I was reluctant to break out this title so soon in the game. But I felt the need. Whenever I walk away from the presence of my friends or my family and get in my car to drive home the same refrain runs through my mind "All by myself.... Don't wanna be, All by myself" Nick was like my best friend/ rock and while he is coming back I have to balance how I relied on him.
I just miss his daily "Nickisms" and I keep thinking how he always said "Sacrifices Kaley, Sacrifices" Though mostly it was joking I've kind of realized that being married to a Naval Officer is going to be a life riddled with sacrifices. I can't wait for him to come home, but I've got to find a way to deal and cope because he is always going to be leaving and coming back. This is only the beginning. It's weird because I've always been a person who craved alone time and could almost be dubbed as a hermit. So you would think I am enjoying this time... but everytime I realize it's JUST me it's like a void fills my eardrums and it just freaks me out. I can't use witty banter to hide from me. I know what I'm like and being alone leaves no distractions from yourself. Even so, I know I have to go to the bank today. I don't want to leave the house. I don't want to go alone. What if I don't know what to do when the teller asks me for my access number? What if I have to make eye contact with a stranger? And I have to take laundry to my parents. With no husband I have to lug the laundry basket down the steep stairs and down a hill to my car (And we all know how I am graceful on the stairs).

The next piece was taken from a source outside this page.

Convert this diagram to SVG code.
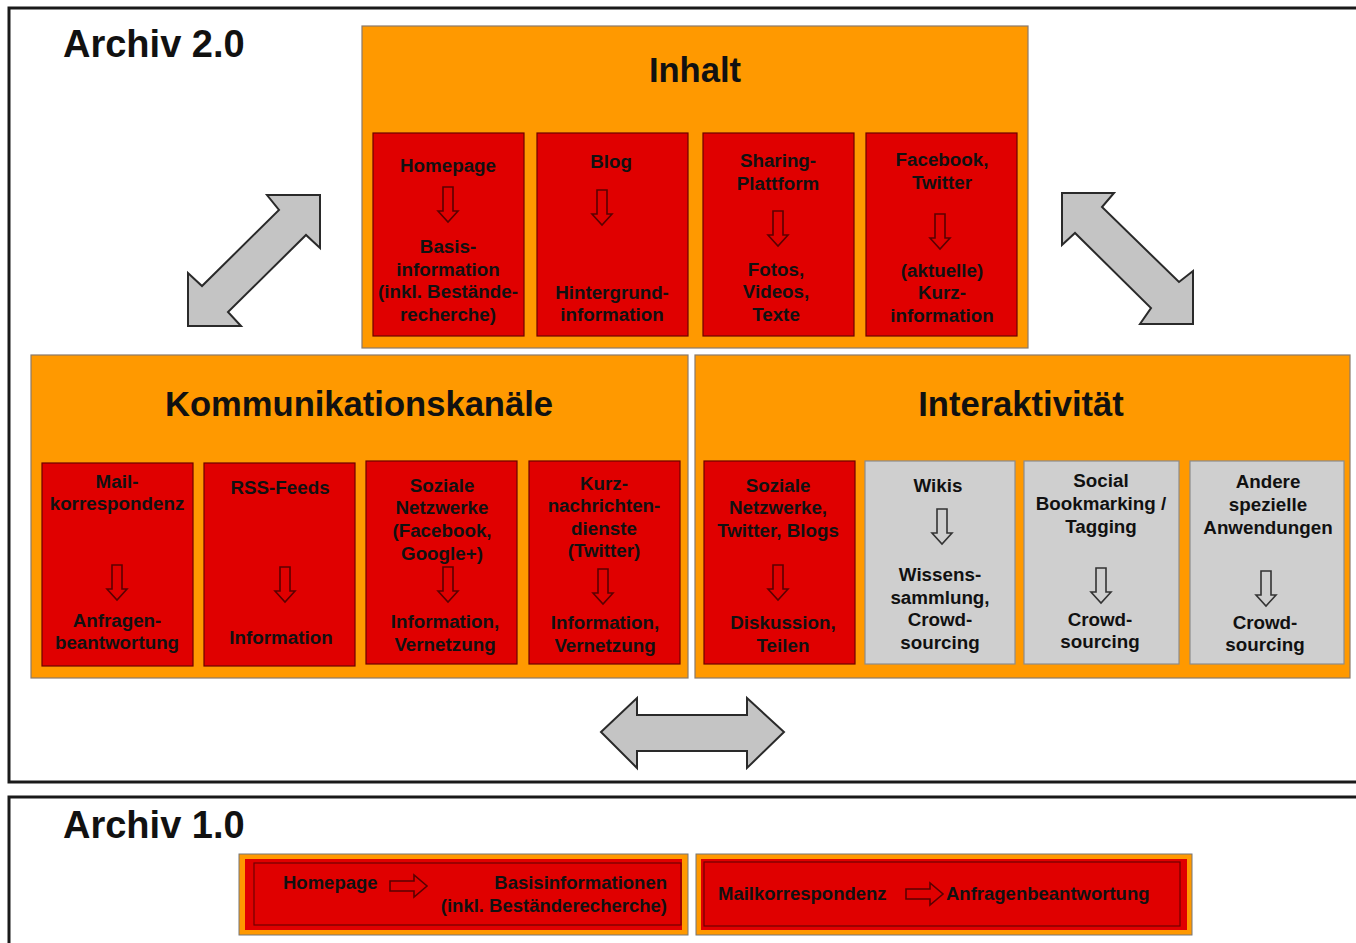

So forgive me for complaining and whining and generally feeling bad for myself. I am sure I will be more well adjusted soon. Jesus is really nice to me. I will prevail.
Also, having the day off made me realize how very many people are home during the day. What are they doing??? Do a lot of people have off for Jewish holidays? Oh, and when I came home last night there were FBI things up by the buzz in box that said "Federal Bureau of Investigation for Neighbor 106 & 107" is that a joke? Or is the FBI investigating the people who live below me? It made me feel weird.
Gotta go brave to outside world :/
Kaley
3 comments:
when is he coming back home? also, i have found that many are out and about during the day and wonder why they aren't working (as a nanny I go and do as i please) but it does get more ridiculous after the three o'clock hour...
Kaley, I love you a lot.
I so relate with missing your husband ridiculously, even though while you were dating you were without him all the time. It's a weird phenomenon. I empathize! I'll be praying the time goes by fast. When Drew traveled for 2 weeks for work, I cried EVERYDAY. I felt like an idiot, but couldn't help it.
My heart is with you, my friend. LOVE!